Which site? Which questions?

...and was it a Grizzley bear, a Polar bear or a small brown bear?  (smiles)

 

—Sorry, GP, I realise it was just a typo, but I couldn't resist.

When you put to sleep a realtime task you lost your realtime. instead of the for loop you need to work with realtime task period with the time beetween realtime task like the minimum time that you need. Per example, if you have a work cycle of 300 ms of your PWM, you can use a time of 300 ms of your task period, but if you need to generate a 20 ms pulse I/O and work cycle of 300 ms of your PWM, you need to use 20 ms of the task period, and use a counter, when it is 15 (300 ms / 20 ms) you can change your pwm if you need, and put you counter to 0.

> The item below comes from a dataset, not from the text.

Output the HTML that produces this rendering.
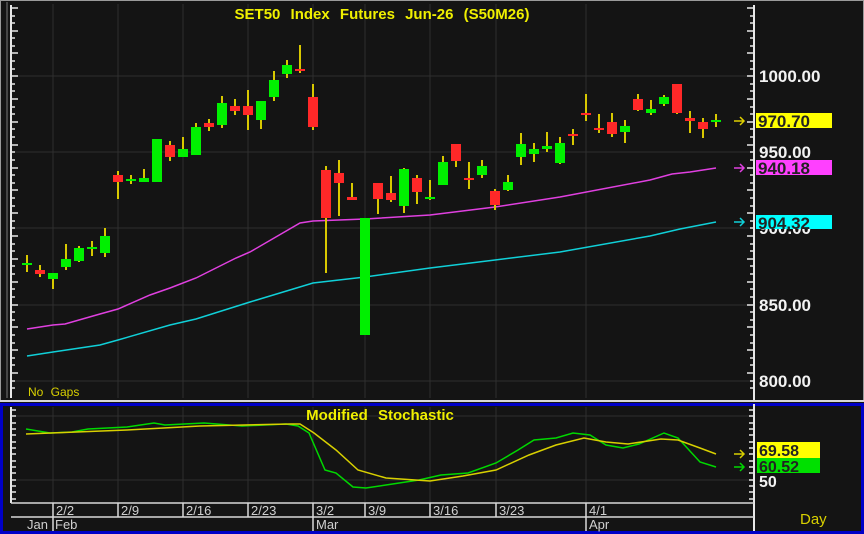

I hope that you understand me.

 

First of all, thank you for your interest and suggestsions!

> When you put to sleep a realtime task you lost your realtime

If you are reffering to the "Solution 1" section and corresponding code snippet here, then I agree with you. That is the reason why we decide to continue with Xenomai real-time supervisor as described in section "Solution 2". We start the periodic task and use rt_task_sleep() and rt_task_wait_period() functions instead of plain sleep().

Despite clear improvement, the results were not good enough. This article describes how we further improve timing for considerable better results. But, as mentioned in this article, there is still room for improvement. As suggested in the Xenomai mail list, I've implemented timer-based (instead of task-based) alternative and only the variant with spin-waiting led to the behavior which we can accept. I am currently in process of writing the blog post about the final results.

You didn´t understand. When you put to sleep a task, you lost the control of the realtime, it will depend of your load. You need to change the delay with periodic task that control the time with the period time.